§ STATED TASK:
Transcribe all the records exactly and omit any images they hold.

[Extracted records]
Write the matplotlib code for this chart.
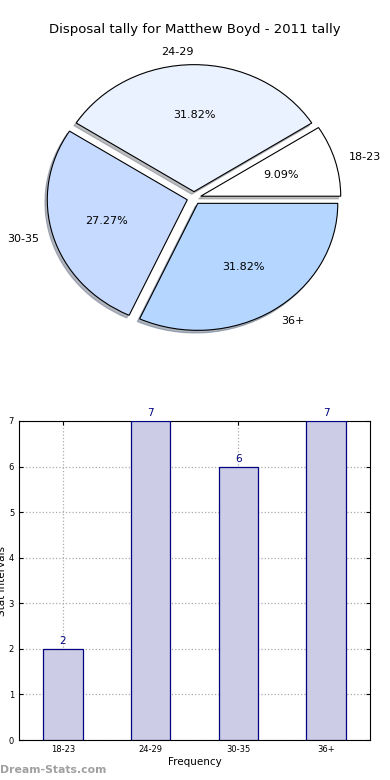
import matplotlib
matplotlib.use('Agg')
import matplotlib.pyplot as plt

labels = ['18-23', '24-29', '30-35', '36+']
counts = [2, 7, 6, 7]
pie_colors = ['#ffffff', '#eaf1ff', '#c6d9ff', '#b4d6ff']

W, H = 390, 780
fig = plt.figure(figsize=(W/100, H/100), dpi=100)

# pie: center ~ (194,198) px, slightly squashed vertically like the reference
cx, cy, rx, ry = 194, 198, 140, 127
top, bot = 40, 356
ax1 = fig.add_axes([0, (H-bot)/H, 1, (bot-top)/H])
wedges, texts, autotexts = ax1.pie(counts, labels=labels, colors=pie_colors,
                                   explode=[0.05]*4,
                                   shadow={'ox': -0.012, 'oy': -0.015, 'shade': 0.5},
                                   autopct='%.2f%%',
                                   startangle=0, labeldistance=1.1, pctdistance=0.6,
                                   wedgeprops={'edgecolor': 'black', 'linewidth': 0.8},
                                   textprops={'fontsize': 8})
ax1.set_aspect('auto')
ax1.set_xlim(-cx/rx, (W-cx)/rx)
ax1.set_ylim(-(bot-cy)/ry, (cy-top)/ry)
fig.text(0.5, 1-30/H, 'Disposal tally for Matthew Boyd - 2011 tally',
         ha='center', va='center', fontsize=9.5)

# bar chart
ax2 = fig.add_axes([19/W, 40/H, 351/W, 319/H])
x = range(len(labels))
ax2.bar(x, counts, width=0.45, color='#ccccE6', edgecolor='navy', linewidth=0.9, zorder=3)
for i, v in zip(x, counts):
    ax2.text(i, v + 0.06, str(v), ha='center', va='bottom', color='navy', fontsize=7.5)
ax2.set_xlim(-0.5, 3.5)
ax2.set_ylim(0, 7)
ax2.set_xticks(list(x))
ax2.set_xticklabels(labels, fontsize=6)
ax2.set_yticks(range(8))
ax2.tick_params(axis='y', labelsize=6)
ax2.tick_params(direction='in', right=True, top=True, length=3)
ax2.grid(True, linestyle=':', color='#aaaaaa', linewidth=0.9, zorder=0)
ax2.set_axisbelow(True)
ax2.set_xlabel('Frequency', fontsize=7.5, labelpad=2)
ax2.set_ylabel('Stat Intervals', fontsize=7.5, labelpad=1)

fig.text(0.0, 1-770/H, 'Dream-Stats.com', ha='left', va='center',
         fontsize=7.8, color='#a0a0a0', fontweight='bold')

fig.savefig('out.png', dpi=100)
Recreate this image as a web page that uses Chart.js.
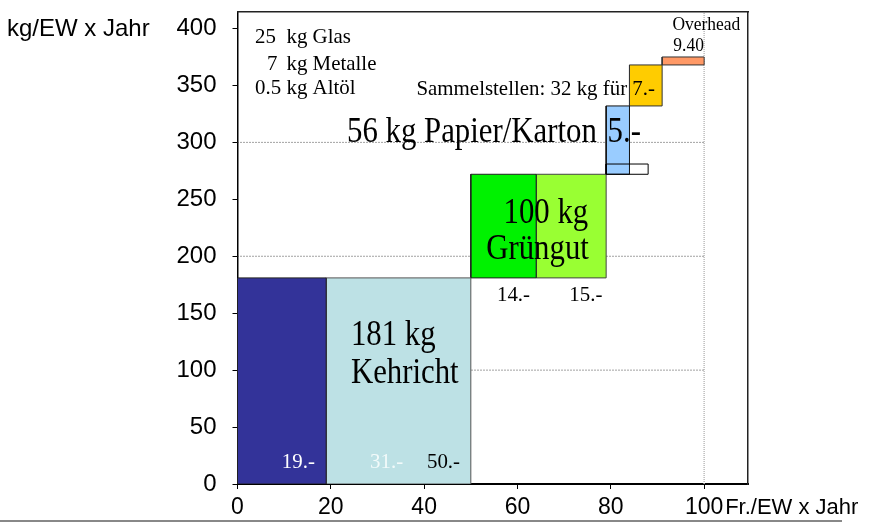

§ FINISHED ANSWER:
Write the matplotlib code for this chart.
import matplotlib
matplotlib.use('Agg')
import matplotlib.pyplot as plt

labels = ['18-23', '24-29', '30-35', '36+']
counts = [2, 7, 6, 7]
pie_colors = ['#ffffff', '#eaf1ff', '#c6d9ff', '#b4d6ff']

W, H = 390, 780
fig = plt.figure(figsize=(W/100, H/100), dpi=100)

# pie: center ~ (194,198) px, slightly squashed vertically like the reference
cx, cy, rx, ry = 194, 198, 140, 127
top, bot = 40, 356
ax1 = fig.add_axes([0, (H-bot)/H, 1, (bot-top)/H])
wedges, texts, autotexts = ax1.pie(counts, labels=labels, colors=pie_colors,
                                   explode=[0.05]*4,
                                   shadow={'ox': -0.012, 'oy': -0.015, 'shade': 0.5},
                                   autopct='%.2f%%',
                                   startangle=0, labeldistance=1.1, pctdistance=0.6,
                                   wedgeprops={'edgecolor': 'black', 'linewidth': 0.8},
                                   textprops={'fontsize': 8})
ax1.set_aspect('auto')
ax1.set_xlim(-cx/rx, (W-cx)/rx)
ax1.set_ylim(-(bot-cy)/ry, (cy-top)/ry)
fig.text(0.5, 1-30/H, 'Disposal tally for Matthew Boyd - 2011 tally',
         ha='center', va='center', fontsize=9.5)

# bar chart
ax2 = fig.add_axes([19/W, 40/H, 351/W, 319/H])
x = range(len(labels))
ax2.bar(x, counts, width=0.45, color='#ccccE6', edgecolor='navy', linewidth=0.9, zorder=3)
for i, v in zip(x, counts):
    ax2.text(i, v + 0.06, str(v), ha='center', va='bottom', color='navy', fontsize=7.5)
ax2.set_xlim(-0.5, 3.5)
ax2.set_ylim(0, 7)
ax2.set_xticks(list(x))
ax2.set_xticklabels(labels, fontsize=6)
ax2.set_yticks(range(8))
ax2.tick_params(axis='y', labelsize=6)
ax2.tick_params(direction='in', right=True, top=True, length=3)
ax2.grid(True, linestyle=':', color='#aaaaaa', linewidth=0.9, zorder=0)
ax2.set_axisbelow(True)
ax2.set_xlabel('Frequency', fontsize=7.5, labelpad=2)
ax2.set_ylabel('Stat Intervals', fontsize=7.5, labelpad=1)

fig.text(0.0, 1-770/H, 'Dream-Stats.com', ha='left', va='center',
         fontsize=7.8, color='#a0a0a0', fontweight='bold')

fig.savefig('out.png', dpi=100)
Recreate this image as a web page that uses Chart.js.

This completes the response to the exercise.